Campuses in the Wholesale Power Program include UC Irvine, UC Merced, UC San Diego, UC San Francisco and UC Santa Cruz and medical programs at UCI, UCSD and UCSF. There is a governing board consisting of representatives from the universities listed as well as UC Davis and UC Berkeley. UCSB is currently not a part of the Wholesale Power Program.
Director of Energy and Facilities Management Services George Getgen said campus leadership chose approximately two years ago to forfeit their Direct Access eligibility in favor of serving investor-owned utility organization Southern California Edison, (SCE) which is referred to as “bundled service”.
“At this point returning back to Direct Access service is very problematic, and is unlikely short of a significant regulatory change or change in the law,” Getgen said.
According to UCSB Sustainability’s LEED Program Manager Jordan Sager, the university was initially in a two-year Direct Access contract in Dec. 2009. However, in 2012 when each campus had been analyzed in terms of Bundled Service versus Direct Access power prices, the university determined that returning to SCE was cheaper and greener due to an electric substation the university built in 2008.

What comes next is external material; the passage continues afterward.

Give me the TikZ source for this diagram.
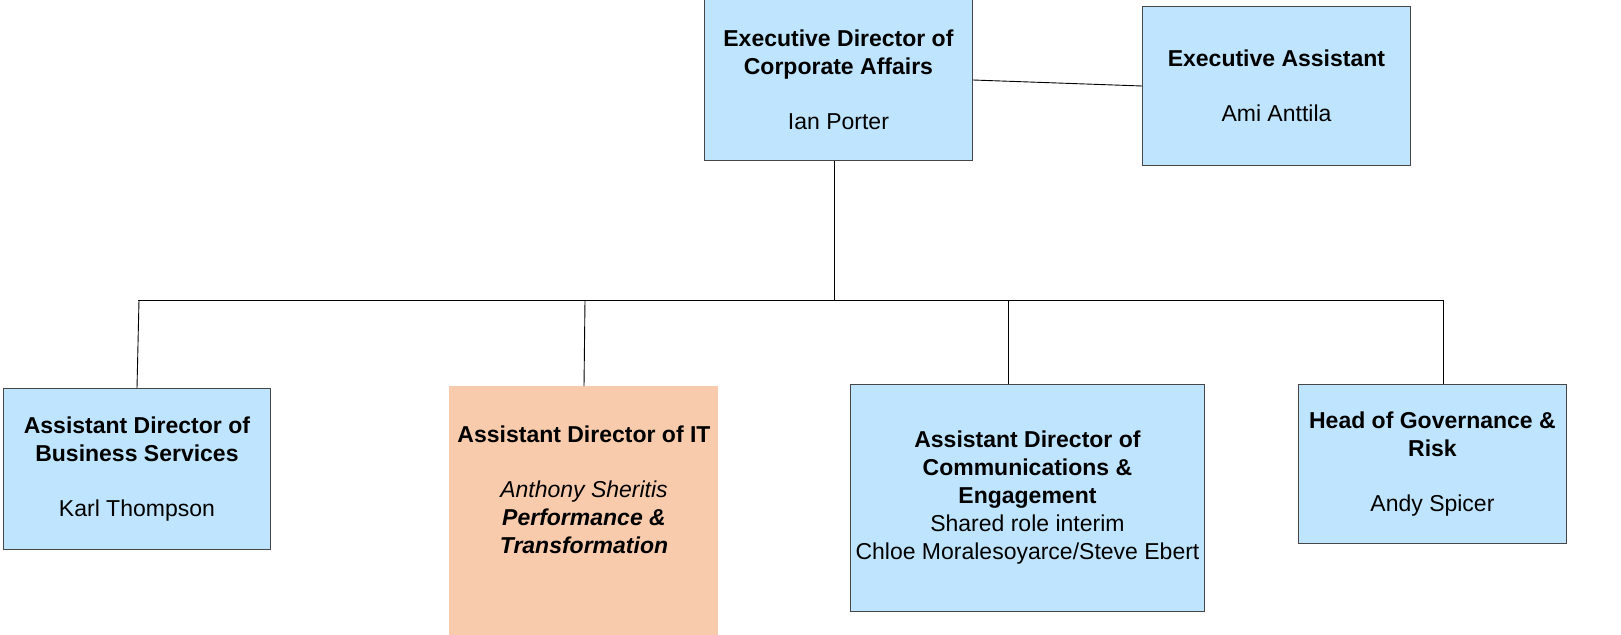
\documentclass[tikz,border=0pt]{standalone}
\usepackage{fontspec}
\setmainfont{Liberation Sans}
\definecolor{boxblue}{RGB}{191,228,253}
\definecolor{boxpeach}{RGB}{248,203,173}
\definecolor{boxedge}{RGB}{70,70,70}
\begin{document}
\begin{tikzpicture}[x=1pt,y=-1pt,
  orgbox/.style={draw=boxedge, line width=0.9pt, fill=boxblue, inner sep=0pt, anchor=north west},
  itbox/.style={fill=boxpeach, inner sep=0pt, anchor=north west},
  txt/.style={align=center, inner sep=0pt, font=\fontsize{23}{28}\selectfont},
  conn/.style={draw=black, line width=0.9pt}]
\useasboundingbox (0,0) rectangle (1621,634);
% top boxes
\node[orgbox, minimum width=268pt, minimum height=161pt] (ed) at (704,-1) {};
\node[txt] (edt) at (ed.center) {\textbf{Executive Director of}\\\textbf{Corporate Affairs}\\[27pt]Ian Porter};
\node[orgbox, minimum width=268pt, minimum height=159pt] (ea) at (1142,6) {};
\node[txt] (eat) at (ea.center) {\textbf{Executive Assistant}\\[27pt]Ami Anttila};
% bottom boxes
\node[orgbox, minimum width=267pt, minimum height=161pt] (bs) at (3,388) {};
\node[txt] (bst) at (bs.center) {\textbf{Assistant Director of}\\\textbf{Business Services}\\[27pt]Karl Thompson};
\node[itbox, minimum width=269pt, minimum height=260pt] (it) at (449,386) {};
\node[txt] (itt) at (584,490) {\textbf{Assistant Director of IT}\\[27pt]\textit{Anthony Sheritis}\\\textbf{\textit{Performance \&}}\\\textbf{\textit{Transformation}}};
\node[orgbox, minimum width=354pt, minimum height=227pt] (ce) at (850,384) {};
\node[txt] (cet) at (ce.center) {\textbf{Assistant Director of}\\\textbf{Communications \&}\\\textbf{Engagement}\\Shared role interim\\Chloe Moralesoyarce/Steve Ebert};
\node[orgbox, minimum width=268pt, minimum height=159pt] (gr) at (1298,384) {};
\node[txt] (grt) at (gr.center) {\textbf{Head of Governance \&}\\\textbf{Risk}\\[27pt]Andy Spicer};
% connectors
\coordinate (bl) at (138,300);
\coordinate (br) at (1443,300);
\coordinate (bm) at (834,300);
\draw[conn] (ed.east |- 0,80) -- (ea.west |- 0,86);
\draw[conn] (ed.south -| bm) -- (bm);
\draw[conn] (bl) -- (br);
\draw[conn] (139,300) -- (bs.north -| 137,0);
\draw[conn] (585,300) -- (it.north -| 584,0);
\draw[conn] (1008,300) -- (ce.north -| 1008,0);
\draw[conn] (br) -- (gr.north -| 1443,0);
\end{tikzpicture}
\end{document}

“Due to the campus’ investment in building its own 66kV substation a few years ago, we procure power from SCE at a relatively low rate,” Sager said. “There will be opportunities in the future for UCSB to enter into Direct Access contracts to procure power generation through the newly formed UC Energy Services Unit.”
According to Wholesale Electricity Program Manager Mark Byron, the UC’s decision to become a primary electrical supplier to its campuses is to inform them about the individual commodities in electricity charges and to move towards carbon neutrality goals for 2025.
“So the campuses wanted better handle of what kind of each individual component was, how much the renewable energy cost … all those individual charges, so they wanted price transparency,” Byron said. “I can control the supply through purchasing different types of power and over time we can create a greener portfolio.”